= Solomon Islands literature =

Solomon Islands literature began in the 1960s.

== History ==
The emergence of Solomon Islands written literature (as distinct from oral literature) took place in the context of the development of indigenous Pacific Islander literature in the Pacific region as a whole, beginning in the late 1960s. In 1968, the founding of the University of the South Pacific in Suva provided a stimulus for Pacific Islander literary aspirations.

Creative writing courses and workshops were set up. The South Pacific Arts Society was founded at the university in 1973, and published Pacific Islander literature (poetry and short stories) in the magazine Pacific Islands Monthly. In 1974, the Society founded the publishing house Mana Publications, followed in 1976 by the art and literature journal Mana. The journal published the first anthologies of Solomon Islands poetry.

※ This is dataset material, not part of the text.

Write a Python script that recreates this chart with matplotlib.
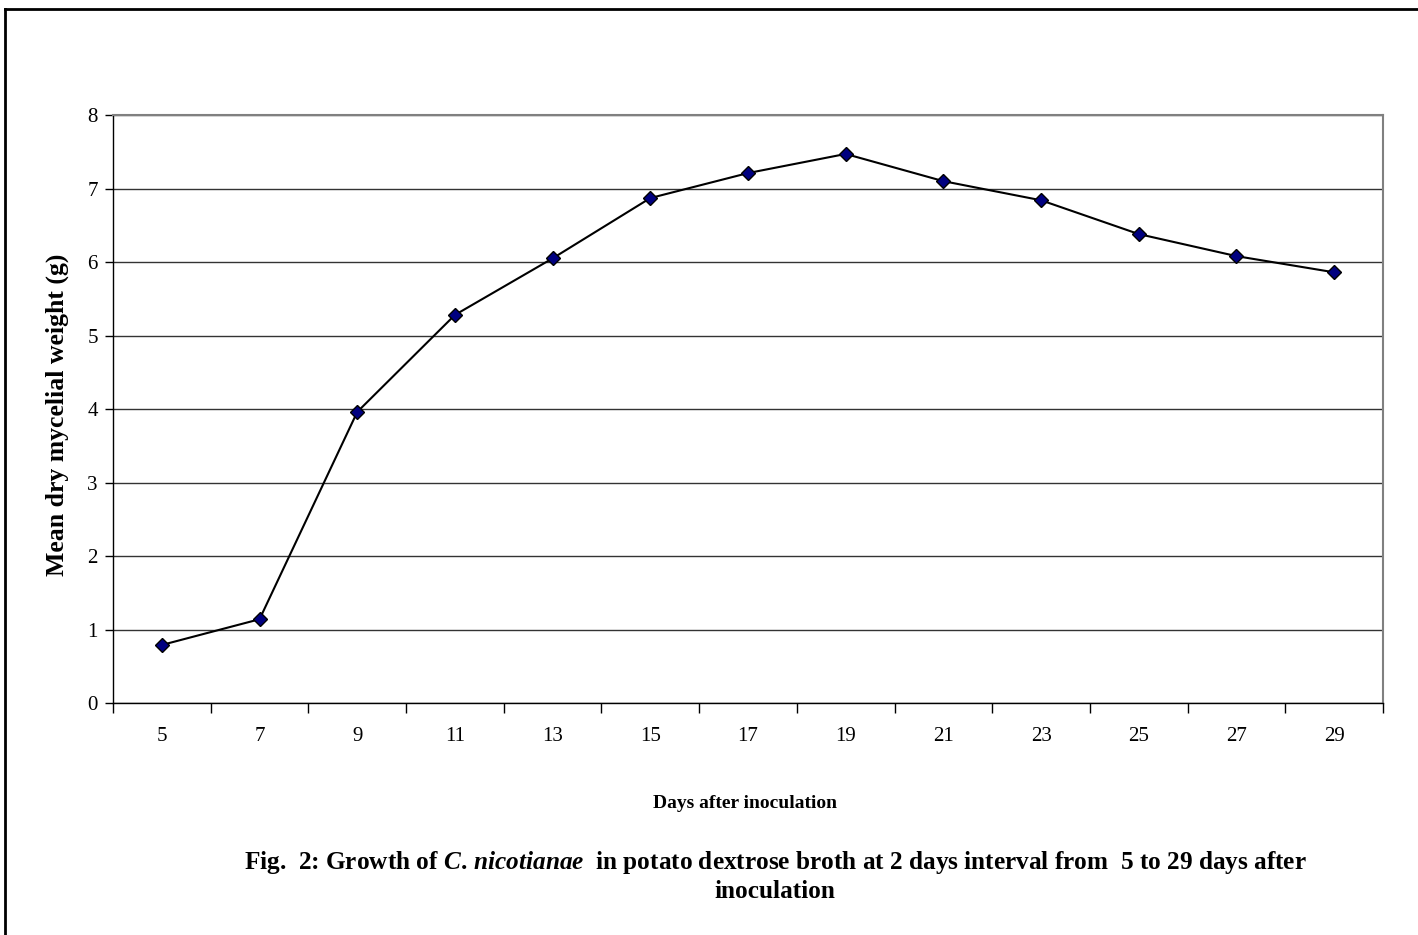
import matplotlib.pyplot as plt
from matplotlib.lines import Line2D

# Days after inoculation and mean dry mycelial weight (g)
days = [5, 7, 9, 11, 13, 15, 17, 19, 21, 23, 25, 27, 29]
weight = [0.79, 1.14, 3.96, 5.28, 6.05, 6.87, 7.21, 7.47, 7.10, 6.84, 6.38, 6.08, 5.86]

plt.rcParams['font.family'] = 'Liberation Serif'
plt.rcParams['mathtext.fontset'] = 'custom'
plt.rcParams['mathtext.rm'] = 'Liberation Serif:bold'
plt.rcParams['mathtext.it'] = 'Liberation Serif:italic:bold'

fig = plt.figure(figsize=(14.18, 9.35), dpi=100)
ax = fig.add_axes([0.0797, 0.2481, 0.8956, 0.6289])

pos = list(range(len(days)))
ax.plot(pos, weight, color='black', lw=1.5, marker='D', markersize=7.5,
        markerfacecolor='#000080', markeredgecolor='black', markeredgewidth=1, zorder=3)

ax.set_xlim(-0.5, len(days) - 0.5)
ax.set_ylim(0, 8)
ax.set_yticks(range(0, 9))
ax.yaxis.grid(True, color='#333333', lw=1)
ax.set_axisbelow(True)

# category labels centered, tick marks between categories
ax.set_xticks([p - 0.5 for p in pos] + [len(days) - 0.5])
ax.set_xticklabels([])
ax.set_xticks(pos, minor=True)
ax.set_xticklabels([str(d) for d in days], minor=True)
ax.tick_params(axis='x', which='major', direction='out', length=7, width=1, color='black')
ax.tick_params(axis='x', which='minor', length=0, pad=17, labelsize=15)
ax.tick_params(axis='y', direction='out', length=6, width=1, labelsize=15, pad=5)

ax.spines['top'].set_color('#808080')
ax.spines['right'].set_color('#808080')
ax.spines['top'].set_linewidth(1.5)
ax.spines['right'].set_linewidth(1.5)
ax.spines['left'].set_linewidth(1)
ax.spines['bottom'].set_linewidth(1)

fig.text(57 / 1418, 1 - 415 / 935, 'Mean dry mycelial weight (g)', rotation=90,
         ha='center', va='center', fontsize=18.5, fontweight='bold')
fig.text(745 / 1418, 1 - 803 / 935, 'Days after inoculation', ha='center', va='center',
         fontsize=14, fontweight='bold')

fig.text(775 / 1418, 1 - 863 / 935,
         r'Fig.  2: Growth of $\mathit{C.}\,\mathit{nicotianae}$  in potato dextrose broth at 2 days interval from  5 to 29 days after',
         ha='center', va='center', fontsize=18.2, fontweight='bold')
fig.text(775 / 1418, 1 - 892 / 935, 'inoculation', ha='center', va='center',
         fontsize=18.2, fontweight='bold')

# frame along top and left edges
fig.add_artist(Line2D([5 / 1418, 1], [1 - 9 / 935, 1 - 9 / 935], color='black', lw=2,
                      transform=fig.transFigure))
fig.add_artist(Line2D([5 / 1418, 5 / 1418], [0, 1 - 9 / 935], color='black', lw=2,
                      transform=fig.transFigure))

fig.savefig('out.png', dpi=100)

Notable Solomon Islands writers include John Saunana, Rexford Orotaloa, and Celo Kulagoe. Saunana's book The Alternative was the first novel by a Solomon Islander; Orotaloa's Two Time Resurrection was the second. The Solomon Islands literary community has produced few novels, and generally favors short stories. In the journal Ariel, Robert Viking O'Brien has suggested that this is in part because most of the writers in the region came from the educated elite, as well as the fact that the short story is closer in spirit to the traditional tale. Both Sauanana and Orotaloa's novels explore the uneasy relationship between traditional island culture and the influence of European capitalist and colonialist pressures.